В дни съемок сцен на «Вилле Родэ» с цыганским хором и балалайками в Штаакене доминировала русская речь, зачастую с цыганским акцентом.

Тогда же в других корпусах Штаакена снимался Мозжухин в фильме «Белый орел». Я только приблизительно знала содержание этого фильма; во всяком случае, это был монархический, прославлявший русскую военщину фильм, не имевший, кроме названия, ничего общего с «Белым орлом» Леонида Андреева, снятым в «Межрабпоме» Протазановым. Мне передавали, что Мозжухин настроен крайне антисоветски, даже будто бы он отказался сниматься с Ковалем-Самборским только потому, что тот — советский артист. У меня, конечно, не было никакой охоты знакомиться с ним, и при редких случайных встречах на фабрике я демонстративно отворачивалась, боясь, что кому-нибудь из окружающих придет в голову шальная мысль представить его мне.
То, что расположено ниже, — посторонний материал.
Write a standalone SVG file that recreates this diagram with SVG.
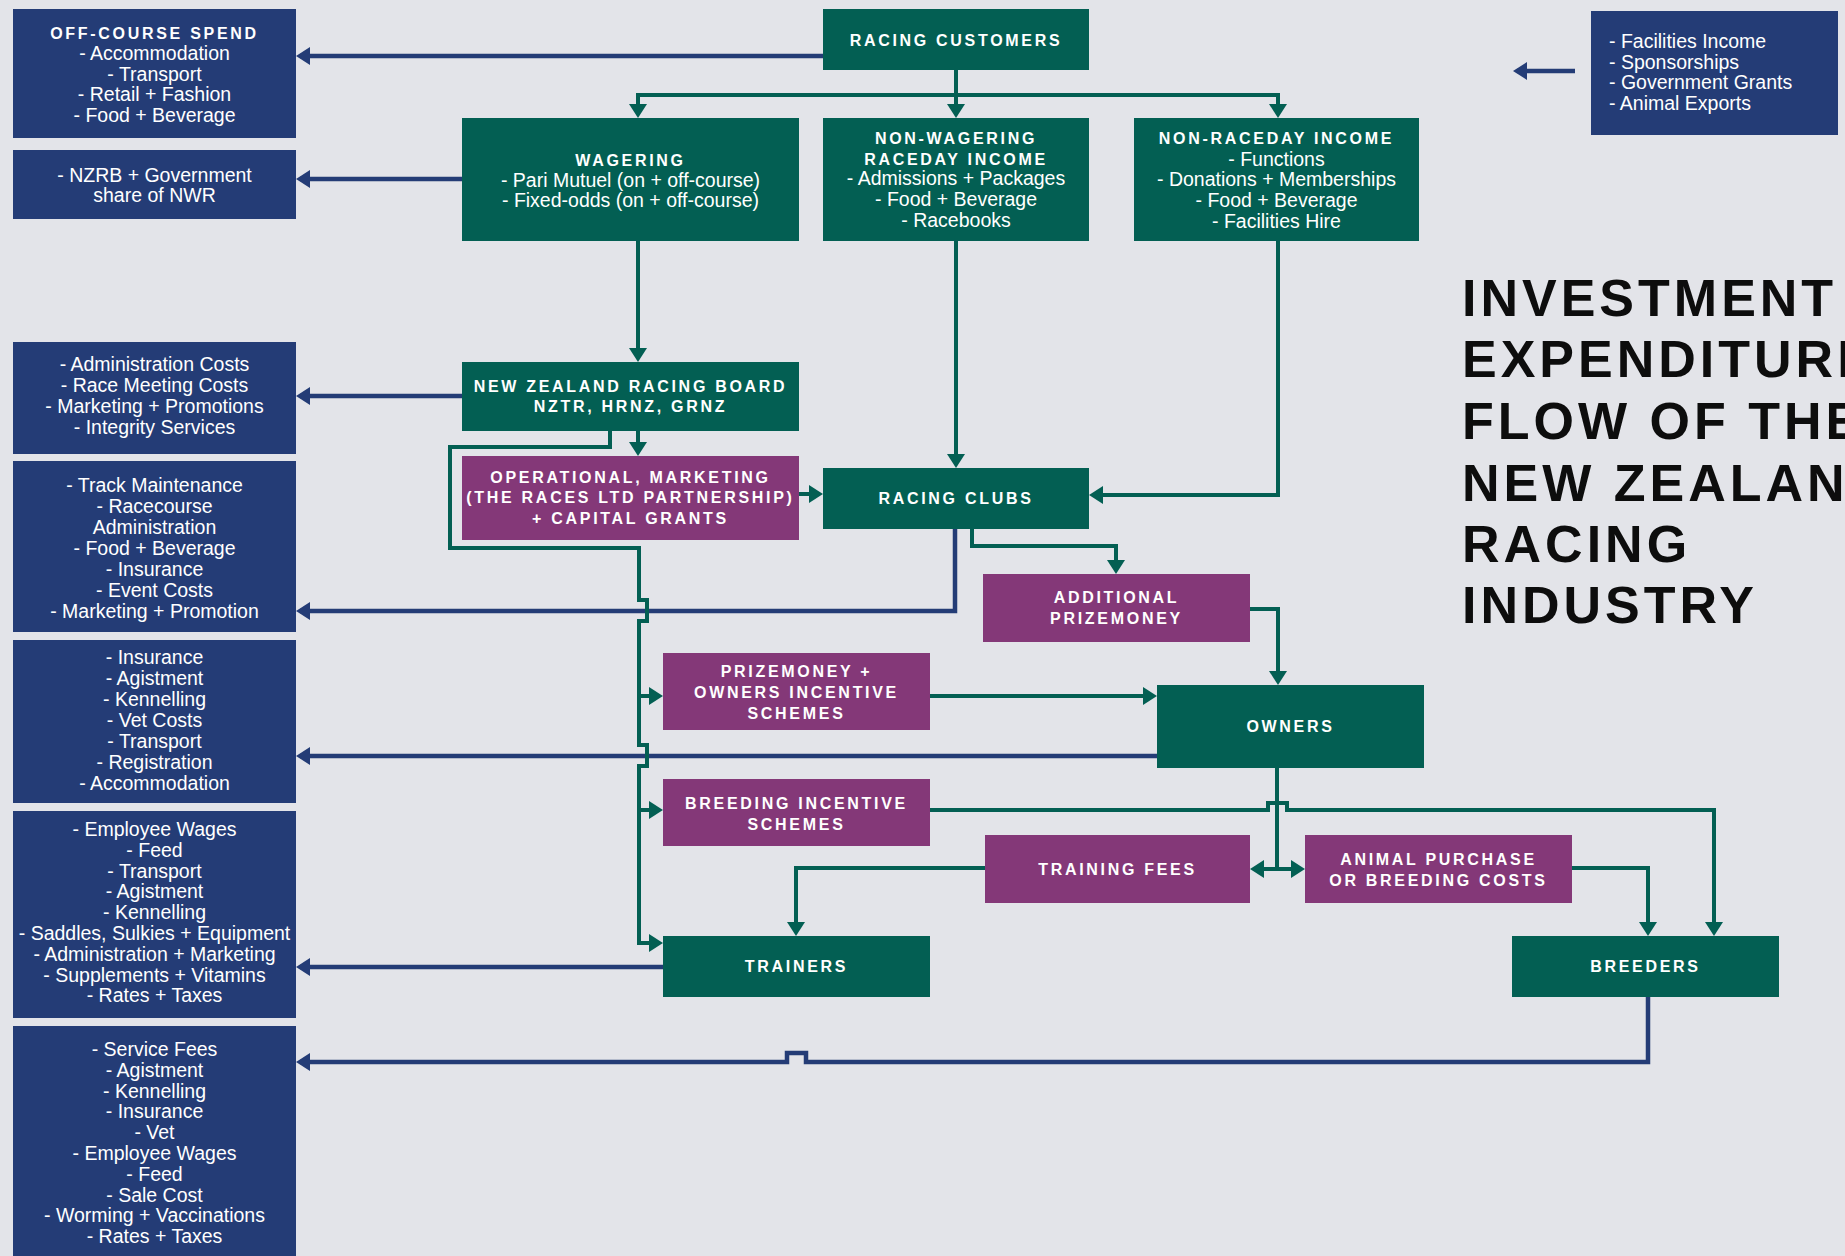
<svg xmlns="http://www.w3.org/2000/svg" width="1845" height="1256" viewBox="0 0 1845 1256">
<style>
.bg{fill:#e3e4e9}
.nv{fill:#243c76}
.gr{fill:#035f53}
.pu{fill:#843878}
.t{font-family:"Liberation Sans",Arial,sans-serif;fill:#ffffff;text-anchor:middle}
.h{font-weight:bold;font-size:16px;letter-spacing:2.7px}
.b{font-size:19.5px}
.l{text-anchor:start}
.title{font-family:"Liberation Sans",Arial,sans-serif;font-weight:bold;font-size:52px;letter-spacing:4px;fill:#0d0d0d}
.cn{fill:none;stroke:#243c76;stroke-width:4.5}
.cg{fill:none;stroke:#035f53;stroke-width:4}
.an{marker-end:url(#arrN)}
.ag{marker-end:url(#arrG)}
</style>
<defs>
<marker id="arrN" markerUnits="userSpaceOnUse" viewBox="0 0 14 18" refX="10" refY="9" markerWidth="14" markerHeight="18" orient="auto">
<path d="M0,0 L14,9 L0,18 z" fill="#243c76"/>
</marker>
<marker id="arrG" markerUnits="userSpaceOnUse" viewBox="0 0 14 18" refX="10" refY="9" markerWidth="14" markerHeight="18" orient="auto">
<path d="M0,0 L14,9 L0,18 z" fill="#035f53"/>
</marker>
</defs>
<rect class="bg" x="0" y="0" width="1845" height="1256"/>

<g id="connectors">
<path class="cn an" d="M823,56 H300"/>
<path class="cn an" d="M462,179 H300"/>
<path class="cn an" d="M462,396 H300"/>
<path class="cn an" d="M955,529 V611 H300"/>
<path class="cn an" d="M1157,756 H300"/>
<path class="cn an" d="M663,967 H300"/>
<path class="cn an" d="M1648,997 V1062 H806 V1053 H787 V1062 H300"/>
<path class="cn an" d="M1575,71 H1517"/>

<path class="cg ag" d="M956,70 V114"/>
<path class="cg ag" d="M956,95 H638 V114"/>
<path class="cg ag" d="M956,95 H1278 V114"/>
<path class="cg ag" d="M638,241 V358"/>
<path class="cg ag" d="M956,241 V464"/>
<path class="cg ag" d="M1278,241 V495 H1093"/>
<path class="cg ag" d="M638,431 V452"/>
<path class="cg ag" d="M799,494 H819"/>
<path class="cg ag" d="M610,431 V447 H450 V548 H639 V600 H647 V621 H639 V745 H647 V766 H639 V943 H659"/>
<path class="cg ag" d="M639,696 H659"/>
<path class="cg ag" d="M639,810 H659"/>
<path class="cg ag" d="M972,529 V546 H1116 V570"/>
<path class="cg ag" d="M1250,609 H1278 V681"/>
<path class="cg ag" d="M930,696 H1153"/>
<path class="cg ag" d="M930,810 H1268 V803 H1287 V810 H1714 V932"/>
<path class="cg" d="M1277,768 V869"/>
<path class="cg ag" d="M1277,869 H1254"/>
<path class="cg ag" d="M1277,869 H1301"/>
<path class="cg ag" d="M985,868 H796 V932"/>
<path class="cg ag" d="M1572,868 H1648 V932"/>
</g>

<g id="off-course-spend">
<rect class="nv" x="13" y="9" width="283" height="129"/>
<text class="t h" x="154.5" y="39">OFF-COURSE SPEND</text>
<text class="t b" x="154.5" y="60">- Accommodation</text>
<text class="t b" x="154.5" y="81">- Transport</text>
<text class="t b" x="154.5" y="101">- Retail + Fashion</text>
<text class="t b" x="154.5" y="122">- Food + Beverage</text>
</g>

<g id="nzrb-government-share">
<rect class="nv" x="13" y="150" width="283" height="69"/>
<text class="t b" x="154.5" y="182">- NZRB + Government</text>
<text class="t b" x="154.5" y="202">share of NWR</text>
</g>

<g id="board-costs">
<rect class="nv" x="13" y="342" width="283" height="112"/>
<text class="t b" x="154.5" y="371">- Administration Costs</text>
<text class="t b" x="154.5" y="392">- Race Meeting Costs</text>
<text class="t b" x="154.5" y="413">- Marketing + Promotions</text>
<text class="t b" x="154.5" y="434">- Integrity Services</text>
</g>

<g id="club-costs">
<rect class="nv" x="13" y="461" width="283" height="171"/>
<text class="t b" x="154.5" y="492">- Track Maintenance</text>
<text class="t b" x="154.5" y="513">- Racecourse</text>
<text class="t b" x="154.5" y="534">Administration</text>
<text class="t b" x="154.5" y="555">- Food + Beverage</text>
<text class="t b" x="154.5" y="576">- Insurance</text>
<text class="t b" x="154.5" y="597">- Event Costs</text>
<text class="t b" x="154.5" y="618">- Marketing + Promotion</text>
</g>

<g id="owner-costs">
<rect class="nv" x="13" y="640" width="283" height="163"/>
<text class="t b" x="154.5" y="664">- Insurance</text>
<text class="t b" x="154.5" y="685">- Agistment</text>
<text class="t b" x="154.5" y="706">- Kennelling</text>
<text class="t b" x="154.5" y="727">- Vet Costs</text>
<text class="t b" x="154.5" y="748">- Transport</text>
<text class="t b" x="154.5" y="769">- Registration</text>
<text class="t b" x="154.5" y="790">- Accommodation</text>
</g>

<g id="trainer-costs">
<rect class="nv" x="13" y="811" width="283" height="207"/>
<text class="t b" x="154.5" y="836">- Employee Wages</text>
<text class="t b" x="154.5" y="857">- Feed</text>
<text class="t b" x="154.5" y="878">- Transport</text>
<text class="t b" x="154.5" y="898">- Agistment</text>
<text class="t b" x="154.5" y="919">- Kennelling</text>
<text class="t b" x="154.5" y="940">- Saddles, Sulkies + Equipment</text>
<text class="t b" x="154.5" y="961">- Administration + Marketing</text>
<text class="t b" x="154.5" y="982">- Supplements + Vitamins</text>
<text class="t b" x="154.5" y="1002">- Rates + Taxes</text>
</g>

<g id="breeder-costs">
<rect class="nv" x="13" y="1026" width="283" height="240"/>
<text class="t b" x="154.5" y="1056">- Service Fees</text>
<text class="t b" x="154.5" y="1077">- Agistment</text>
<text class="t b" x="154.5" y="1098">- Kennelling</text>
<text class="t b" x="154.5" y="1118">- Insurance</text>
<text class="t b" x="154.5" y="1139">- Vet</text>
<text class="t b" x="154.5" y="1160">- Employee Wages</text>
<text class="t b" x="154.5" y="1181">- Feed</text>
<text class="t b" x="154.5" y="1202">- Sale Cost</text>
<text class="t b" x="154.5" y="1222">- Worming + Vaccinations</text>
<text class="t b" x="154.5" y="1243">- Rates + Taxes</text>
</g>

<g id="other-income">
<rect class="nv" x="1591" y="11" width="247" height="124"/>
<text class="t b l" x="1609" y="48">- Facilities Income</text>
<text class="t b l" x="1609" y="69">- Sponsorships</text>
<text class="t b l" x="1609" y="89">- Government Grants</text>
<text class="t b l" x="1609" y="110">- Animal Exports</text>
</g>

<g id="racing-customers">
<rect class="gr" x="823" y="9" width="266" height="61"/>
<text class="t h" x="956" y="46">RACING CUSTOMERS</text>
</g>

<g id="wagering">
<rect class="gr" x="462" y="118" width="337" height="123"/>
<text class="t h" x="630.5" y="166">WAGERING</text>
<text class="t b" x="630.5" y="187">- Pari Mutuel (on + off-course)</text>
<text class="t b" x="630.5" y="207">- Fixed-odds (on + off-course)</text>
</g>

<g id="non-wagering">
<rect class="gr" x="823" y="118" width="266" height="123"/>
<text class="t h" x="956" y="144">NON-WAGERING</text>
<text class="t h" x="956" y="165">RACEDAY INCOME</text>
<text class="t b" x="956" y="185">- Admissions + Packages</text>
<text class="t b" x="956" y="206">- Food + Beverage</text>
<text class="t b" x="956" y="227">- Racebooks</text>
</g>

<g id="non-raceday">
<rect class="gr" x="1134" y="118" width="285" height="123"/>
<text class="t h" x="1276.5" y="144">NON-RACEDAY INCOME</text>
<text class="t b" x="1276.5" y="166">- Functions</text>
<text class="t b" x="1276.5" y="186">- Donations + Memberships</text>
<text class="t b" x="1276.5" y="207">- Food + Beverage</text>
<text class="t b" x="1276.5" y="228">- Facilities Hire</text>
</g>

<g id="nzrb">
<rect class="gr" x="462" y="362" width="337" height="69"/>
<text class="t h" x="630.5" y="392">NEW ZEALAND RACING BOARD</text>
<text class="t h" x="630.5" y="412">NZTR, HRNZ, GRNZ</text>
</g>

<g id="operational">
<rect class="pu" x="462" y="456" width="337" height="84"/>
<text class="t h" x="630.5" y="483">OPERATIONAL, MARKETING</text>
<text class="t h" x="630.5" y="503">(THE RACES LTD PARTNERSHIP)</text>
<text class="t h" x="630.5" y="524">+ CAPITAL GRANTS</text>
</g>

<g id="racing-clubs">
<rect class="gr" x="823" y="468" width="266" height="61"/>
<text class="t h" x="956" y="504">RACING CLUBS</text>
</g>

<g id="additional-prizemoney">
<rect class="pu" x="983" y="574" width="267" height="68"/>
<text class="t h" x="1116.5" y="603">ADDITIONAL</text>
<text class="t h" x="1116.5" y="624">PRIZEMONEY</text>
</g>

<g id="prizemoney-owners-incentive">
<rect class="pu" x="663" y="653" width="267" height="77"/>
<text class="t h" x="796.5" y="677">PRIZEMONEY +</text>
<text class="t h" x="796.5" y="698">OWNERS INCENTIVE</text>
<text class="t h" x="796.5" y="719">SCHEMES</text>
</g>

<g id="owners">
<rect class="gr" x="1157" y="685" width="267" height="83"/>
<text class="t h" x="1290.5" y="732">OWNERS</text>
</g>

<g id="breeding-incentive">
<rect class="pu" x="663" y="779" width="267" height="67"/>
<text class="t h" x="796.5" y="809">BREEDING INCENTIVE</text>
<text class="t h" x="796.5" y="830">SCHEMES</text>
</g>

<g id="training-fees">
<rect class="pu" x="985" y="835" width="265" height="68"/>
<text class="t h" x="1117.5" y="875">TRAINING FEES</text>
</g>

<g id="animal-purchase">
<rect class="pu" x="1305" y="835" width="267" height="68"/>
<text class="t h" x="1438.5" y="865">ANIMAL PURCHASE</text>
<text class="t h" x="1438.5" y="886">OR BREEDING COSTS</text>
</g>

<g id="trainers">
<rect class="gr" x="663" y="936" width="267" height="61"/>
<text class="t h" x="796.5" y="972">TRAINERS</text>
</g>

<g id="breeders">
<rect class="gr" x="1512" y="936" width="267" height="61"/>
<text class="t h" x="1645.5" y="972">BREEDERS</text>
</g>

<g id="title">
<text class="title" x="1462" y="316">INVESTMENT</text>
<text class="title" x="1462" y="377">EXPENDITURE</text>
<text class="title" x="1462" y="439">FLOW OF THE</text>
<text class="title" x="1462" y="501">NEW ZEALAND</text>
<text class="title" x="1462" y="562">RACING</text>
<text class="title" x="1462" y="623">INDUSTRY</text>
</g>
</svg>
Это был период начала упадка Мозжухина. После триумфального успеха «Казановы» и особенно «Кина», в котором он снялся во Франции, Мозжухин был приглашен в Голливуд на блестящих условиях; но там американские продюсеры решили подать его в соусе à l'américaine. Во-первых, они заявили, что его фамилию никто ни за что не научится произносить, и из Мозжухина он превратился в «Москина», как шутил Хмара, — «Моськина», а затем ему сделали пластическую операцию носа.

Об этом с возмущением и некоторым злорадством говорил Жан Анжело; он уверял, что ни за что, ни за какие доллары не согласился бы менять свой профиль. (Кстати, на его нос никто, даже американцы не посягнули бы: черты лица у Анжело были безукоризненно красивы и правильны.)

Добрых пятнадцать лет снимался Мозжухин в России, в Германии и во Франции с тем носом, который был ему дан природой, имел успех у зрителей, нравился женщинам.